▸ Directions
Write out the listing exactly as it is given.

▸ Source excerpt
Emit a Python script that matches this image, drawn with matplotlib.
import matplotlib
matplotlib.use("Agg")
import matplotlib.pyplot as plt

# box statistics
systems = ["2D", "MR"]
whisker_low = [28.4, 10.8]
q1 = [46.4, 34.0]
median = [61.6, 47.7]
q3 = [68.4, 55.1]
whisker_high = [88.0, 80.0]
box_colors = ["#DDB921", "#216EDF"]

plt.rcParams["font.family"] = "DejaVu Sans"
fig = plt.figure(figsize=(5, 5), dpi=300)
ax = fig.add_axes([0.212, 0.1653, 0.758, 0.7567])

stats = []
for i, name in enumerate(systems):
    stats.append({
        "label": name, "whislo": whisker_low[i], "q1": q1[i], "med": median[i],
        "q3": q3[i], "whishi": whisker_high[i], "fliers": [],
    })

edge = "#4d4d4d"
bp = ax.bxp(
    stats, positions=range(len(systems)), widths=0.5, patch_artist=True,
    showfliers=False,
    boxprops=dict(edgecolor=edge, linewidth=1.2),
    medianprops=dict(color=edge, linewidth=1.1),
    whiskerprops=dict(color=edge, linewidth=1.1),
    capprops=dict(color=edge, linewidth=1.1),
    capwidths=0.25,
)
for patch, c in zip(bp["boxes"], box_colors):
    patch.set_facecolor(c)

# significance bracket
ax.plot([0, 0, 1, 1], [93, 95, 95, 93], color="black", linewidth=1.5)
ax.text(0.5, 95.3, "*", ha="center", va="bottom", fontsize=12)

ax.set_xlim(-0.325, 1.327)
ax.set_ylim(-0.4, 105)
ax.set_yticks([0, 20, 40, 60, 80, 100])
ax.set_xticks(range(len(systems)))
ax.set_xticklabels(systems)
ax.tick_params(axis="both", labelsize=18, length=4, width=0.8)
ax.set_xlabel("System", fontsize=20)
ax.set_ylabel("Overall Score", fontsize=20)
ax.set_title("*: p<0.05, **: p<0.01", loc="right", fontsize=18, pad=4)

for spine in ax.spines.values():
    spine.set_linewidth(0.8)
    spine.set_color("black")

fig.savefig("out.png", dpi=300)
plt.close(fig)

▸ Solution below
Emit a Python script that matches this image, drawn with matplotlib.
import matplotlib
matplotlib.use("Agg")
import matplotlib.pyplot as plt

# box statistics
systems = ["2D", "MR"]
whisker_low = [28.4, 10.8]
q1 = [46.4, 34.0]
median = [61.6, 47.7]
q3 = [68.4, 55.1]
whisker_high = [88.0, 80.0]
box_colors = ["#DDB921", "#216EDF"]

plt.rcParams["font.family"] = "DejaVu Sans"
fig = plt.figure(figsize=(5, 5), dpi=300)
ax = fig.add_axes([0.212, 0.1653, 0.758, 0.7567])

stats = []
for i, name in enumerate(systems):
    stats.append({
        "label": name, "whislo": whisker_low[i], "q1": q1[i], "med": median[i],
        "q3": q3[i], "whishi": whisker_high[i], "fliers": [],
    })

edge = "#4d4d4d"
bp = ax.bxp(
    stats, positions=range(len(systems)), widths=0.5, patch_artist=True,
    showfliers=False,
    boxprops=dict(edgecolor=edge, linewidth=1.2),
    medianprops=dict(color=edge, linewidth=1.1),
    whiskerprops=dict(color=edge, linewidth=1.1),
    capprops=dict(color=edge, linewidth=1.1),
    capwidths=0.25,
)
for patch, c in zip(bp["boxes"], box_colors):
    patch.set_facecolor(c)

# significance bracket
ax.plot([0, 0, 1, 1], [93, 95, 95, 93], color="black", linewidth=1.5)
ax.text(0.5, 95.3, "*", ha="center", va="bottom", fontsize=12)

ax.set_xlim(-0.325, 1.327)
ax.set_ylim(-0.4, 105)
ax.set_yticks([0, 20, 40, 60, 80, 100])
ax.set_xticks(range(len(systems)))
ax.set_xticklabels(systems)
ax.tick_params(axis="both", labelsize=18, length=4, width=0.8)
ax.set_xlabel("System", fontsize=20)
ax.set_ylabel("Overall Score", fontsize=20)
ax.set_title("*: p<0.05, **: p<0.01", loc="right", fontsize=18, pad=4)

for spine in ax.spines.values():
    spine.set_linewidth(0.8)
    spine.set_color("black")

fig.savefig("out.png", dpi=300)
plt.close(fig)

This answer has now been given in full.